Wednesday, September 12, 2007

Warrior Women Wednesday!

The illustration du jour is by the muy talented Victor Santos, who's been drawing lots of jungle girls lately.

Wonder Woman

pHilippos adds to the "Who is Wonder Woman?" discussion with a link to... the DC Message Board? Holy Crap. I'd given up on that place as a source of intelligent thought a long time ago, but damn if jv2000 didn't come up with something smart to say:


WW should NOT be a title about a woman who feels bad about herself or her mother or her upbringing. She should not have to go around apologizing ad naseum. Nor should she be looked upon as the pariah of DCU. Its time for someone to put the COMIC back in this comic book. And while they are at it, please remind the rest of the writers at DC that good writing doesn't equal depressing writing or killing off a character every third issue or scripting the bloodiest fight scene ever.

I would challenge the writers to write GOOD stories where our heroes feel GOOD about themselves. Or is that beyond the ability of the caliber of writer who writes for the serial form? Or is it some sick form of dealing with their own inferiority complexes? "Look, how great I am. I can make Superman and Wonder Woman feel bad. I can bring them down a notch." Or is it just a bad formula? "Issue 1- Superhero feels good. Issues 2 through 5 - Make superhero feel bad. Issue 6 - Superhero wins, but somebody close to him/her dies. Superhero feels bad."

When was the last time that WW actually used her mind to figure out a solution to a problem? When was the last time she actually outsmarted an opponent? As opposed to just beating them up.

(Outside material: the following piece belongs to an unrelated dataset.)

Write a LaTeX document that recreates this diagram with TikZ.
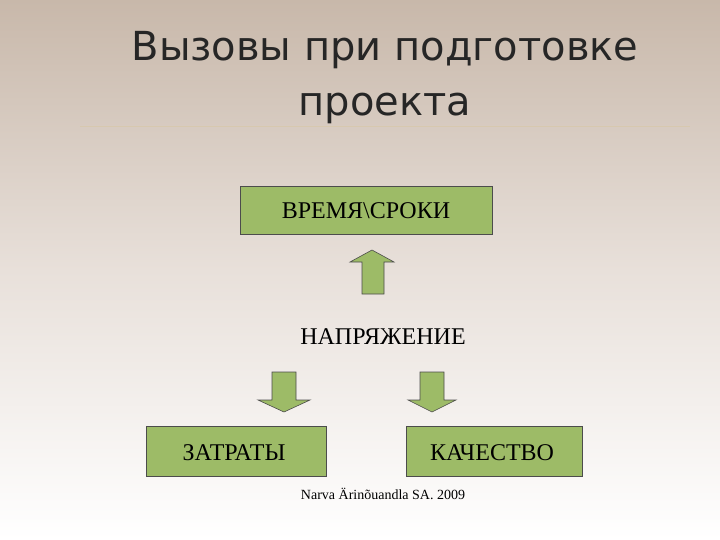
\documentclass[tikz,border=0pt]{standalone}
\usepackage{fontspec}
\setmainfont{Liberation Serif}
\newfontfamily\titlefont{DejaVu Sans}
\begin{document}
\begin{tikzpicture}[x=1pt,y=-1pt,
  box/.style={draw=black!70,fill=grn,line width=0.8pt,inner sep=0pt},
  arr/.style={draw=black!70,fill=grn,line width=0.6pt},
  lbl/.style={font=\fontsize{24}{28}\selectfont}]
\definecolor{grn}{HTML}{9DBB67}
\useasboundingbox (0,0) rectangle (720,540);
\shade[top color={rgb,255:red,200;green,184;blue,170},bottom color=white,middle color={rgb,255:red,232;green,224;blue,218}] (0,0) rectangle (720,540);
\node[font=\titlefont\fontsize{40}{55}\selectfont,align=center,text=black!85] (title) at (385,78) {Вызовы при подготовке\\проекта};
\draw[color={rgb,255:red,215;green,200;blue,175},line width=0.6pt] (80,126) coordinate (l1) -- (690,126) coordinate (l2);
\draw[box] (240,186) rectangle (492,234);
\node[lbl] (t) at (366,211) {ВРЕМЯ\textbackslash СРОКИ};
\draw[box] (146,426) rectangle (326,476);
\node[lbl] (c) at (234,453) {ЗАТРАТЫ};
\draw[box] (406,426) rectangle (582,476);
\node[lbl] (q) at (492,453) {КАЧЕСТВО};
\node[lbl] (n) at (383,337) {НАПРЯЖЕНИЕ};
\draw[arr] (372,250) -- (394,262) -- (384,262) -- (384,294) -- (362,294) -- (362,262) -- (350,262) -- cycle;
\draw[arr] (284,412) -- (310,400) -- (296,400) -- (296,372) -- (272,372) -- (272,400) -- (258,400) -- cycle;
\draw[arr] (432,412) -- (456,400) -- (444,400) -- (444,372) -- (420,372) -- (420,400) -- (408,400) -- cycle;
\node[font=\fontsize{14}{16}\selectfont] (f) at (383,494) {Narva Ärinõuandla SA. 2009};
\end{tikzpicture}
\end{document}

There's more smart stuff in the linked post, but those are the parts that struck me as being important to who Wonder Woman is: smart and not at all angsty.

Oh, well. Gail's coming.

On writing women

Speaking of Wonder Woman, one of the writers who seemed to really get her, Greg Rucka, talked on his LJ about accusations that he's sexist because he makes bad things happen to female characters:

Seems there's a tirade over my treatment of Sasha on scans_daily coming out of the "CheckOut" storyline, and including her behavior in Checkmate 16. Apparently I've turned into a sexist bastard and didn't get the memo. "This would never happen to Batman." No shit. Batman isn't infested by nanobots and being examined by a madman vivisectionist. Doctor Mid-Nite asks if she was sexually assaulted, and that's a problem? Why, because it acknowledges that rape is a crime that happens? Would it have been more honest to simply pretend it wasn't a possibility, rather than treat the scene with maturity, and have Sasha answer and confirm that, no, she wasn't? Or is the problem that I dared broach it at all, that "there's no room in comics for that kind of thing"? Or is it because the fact that women are the victims of rape far more often than men are is something that we'd rather just all ignore? People read for what they want to read, I guess, rather than reading what was written.
David Welsh responds:

Super-heroic fantasy is at least partly about portraying a better world than the one we live in. There are lots of societal trends, positive and negative, that aren’t proportionately represented in comics, and arguing that you’re just being honest by folding in some of the fouler ones strikes me as specious.
I've unfairly boiled their arguments down to a paragraph each, so if you're interested you should definitely click through and read the rest of their thoughts. Because I like both of these guys and believe that each of them has given their opinion plenty of thought, I'm inclined to think that they're both right. Rucka has always pursued honesty in the comics of his that I've read and hasn't been shy about including some brutal stuff if that's what he thought the story called for. On the other hand, David is exactly right that those kinds of comics stories aren't for everyone. Some folks want lighter, escapist tales and there's nothing wrong with that. Rucka's comics aren't for those folks though, as Rucka himself points out in his post.

Still, I can't fault David for seeing Rucka's work in the broader context of the way women heroes have traditionally been portrayed in superhero books.